The second-quarter earnings of TCS missed analyst expectations on many fronts, pushing its shares down 3% at ₹1,944 in early trade today. TCS, which announced Q2 results post market hours on Thursday, reported a net profit of ₹8,042 crore in the three months ended September 30, missing the average analyst estimate of ₹8,255 crore. battled sluggish spending by financial clients. Operating margins dropped to 24% from 26.5% from a year ago.
TCS said its revenue in its key banking, financial services and insurance (BFSI) segment rose only 5.3% to ₹15,427 crore. TCS heavily relies on banking clients in the West for revenue like its peers in the $180-billion IT services sector.
After four quarters of double digit growth, TCS reported a growth of 8.4% in constant currency. Q2 is typically a seasonally strong quarter for Indian IT companies.
“We downgrade our operational earnings estimate by 2-4%. Growth performance this quarter only dampens the FY20 growth prospects further. EBIT margin contraction of 250bp YoY is a reflection of high pressure on earnings growth,” Motilal Oswal said in a note. The brokerage has maintained its neutral rating on TCS stock, with a target price of ₹2,000.
“However, margins are likely to recover to an extent because of normalization of utilization. Demand outlook for the medium term remains healthy considering strong deal wins. We expect USD revenue/EPS CAGR of 7%/7.5% over FY19-21,” the brokerage added.
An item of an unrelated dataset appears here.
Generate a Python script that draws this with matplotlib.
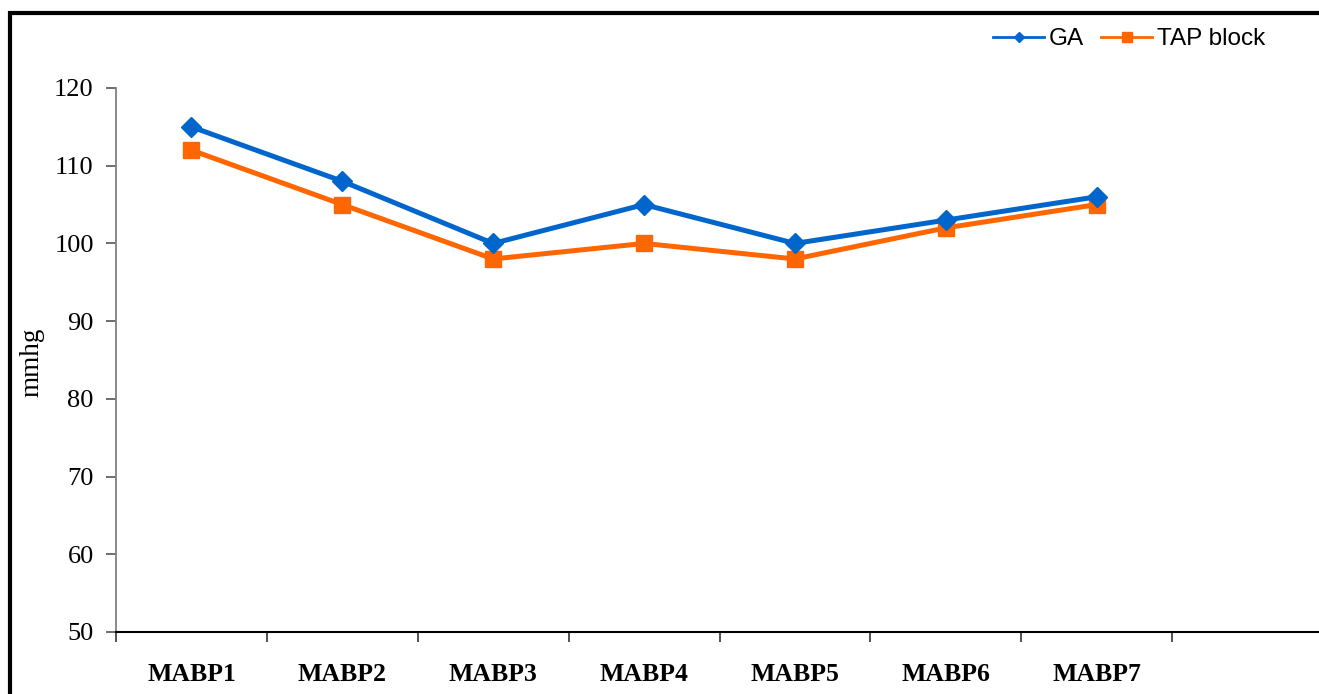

TCS CEO Rajesh Gopinathan in a statement said that the company’s Q2 order book was the highest in the last six quarters. TCS announced a dividend of ₹45 per share, including special dividend of ₹40 per share.
This is the second successive quarter when the IT major has missed estimates on both revenue and margin.
Harit Shah, research analyst at Reliance Securities, in a note said that “this is the second successive quarter when the IT major has missed estimates on both revenue and margin.”
“While TCS continues to see healthy orders, conversion to revenue is taking time, partly owing to participation in clients’ digital journeys and rising deal sizes, leading to involvement of more executives in decision making. With the near-term outlook sticky and growth hard to come by, there is a case for a multiple derating, given rich valuations of 21.5x/19.7x FY21E/FY22E EPS,” he added.